On Sun, Sep 27, 2009 at 3:20 PM, Thairuby ->a, b {a + b} <
kabkab> wrote:

> Thairuby ->a, b {a + b} wrote:
>
> I'm wrong typing. It would be
>
> file.each_line { |line|
> if line =~ (a ||= /^pattern[a]*/)
> process_pattern_a(line)
> elsif line =~ (b ||= /pat+e(rn)? b\s*$/)
> process_pattern_b(line)
> # some more elsifs
> end
> }
>
> Does it have o option for string? :)
> --
> Posted via [..].
>Unfortunately, I don't think this does anything, because a and b are
declared within the block, so while the scope is the same, the extent is
not. Essentially, a and b are no longer bound, after each iteration of the
loop. So upon entering each iteration, they do not retain their previously
assigned values.

This can be illustrated:

"patterna\npatte b".each_line do |line|

p line

puts "defined?(a) => #{defined?(a).inspect}"
puts "defined?(b) => #{defined?(b).inspect}"
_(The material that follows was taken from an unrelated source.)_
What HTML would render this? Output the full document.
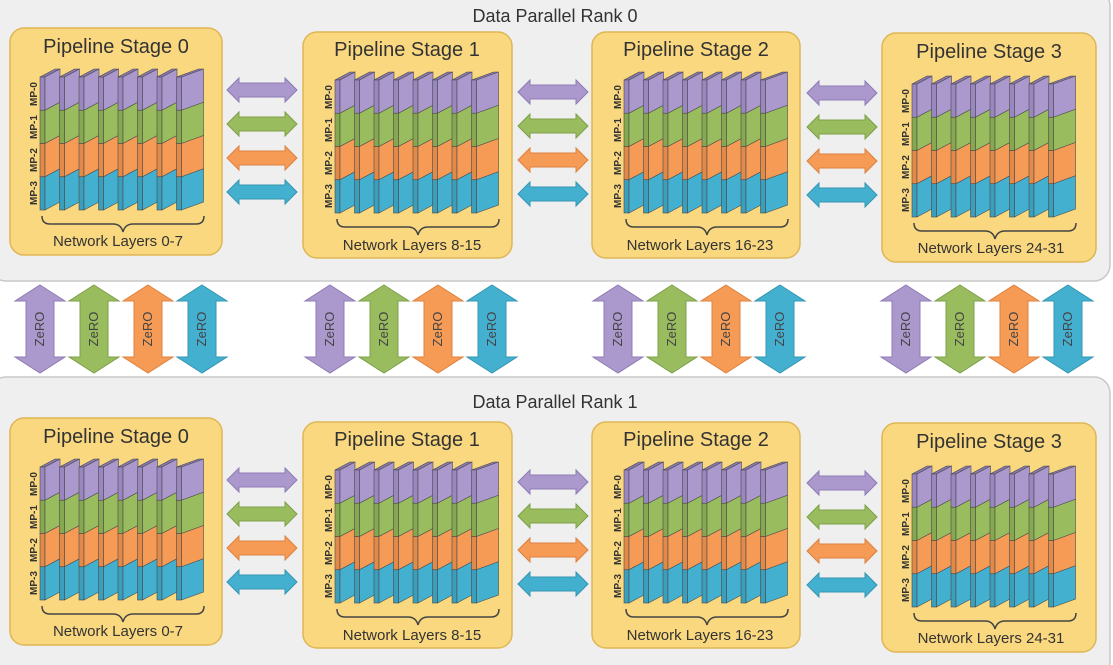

if line =~ (a ||= /^pattern[a]*/)
elsif line =~ (b ||= /pat+e(rn)? b\s*$/)
else
end

puts "defined?(a) => #{defined?(a).inspect}"
puts "defined?(b) => #{defined?(b).inspect}" , ''

end
__END__

Which has the following output:
"patterna\n"
defined?(a) => nil
defined?(b) => nil
defined?(a) => "local-variable(in-block)"
defined?(b) => "local-variable(in-block)"

"patte b"
defined?(a) => nil
defined?(b) => nil
defined?(a) => "local-variable(in-block)"
defined?(b) => "local-variable(in-block)"

You can see, that a and b were defined after the if statement in "patterna",
but were no longer defined before the if statement for "patte b"

Oh, I forgot the scope of local variable :(
Thank you very much for your explanation.

On 28 Sep., 03:09, "Thairuby ->a, b {a + b}" <kab>
wrote:
> Oh, I forgot the scope of local variable :(
> Thank you very much for your explanation.
> --
> Posted viahttp://www.ruby-forum.com/.

Thairuby, thanks anyway for your effort :).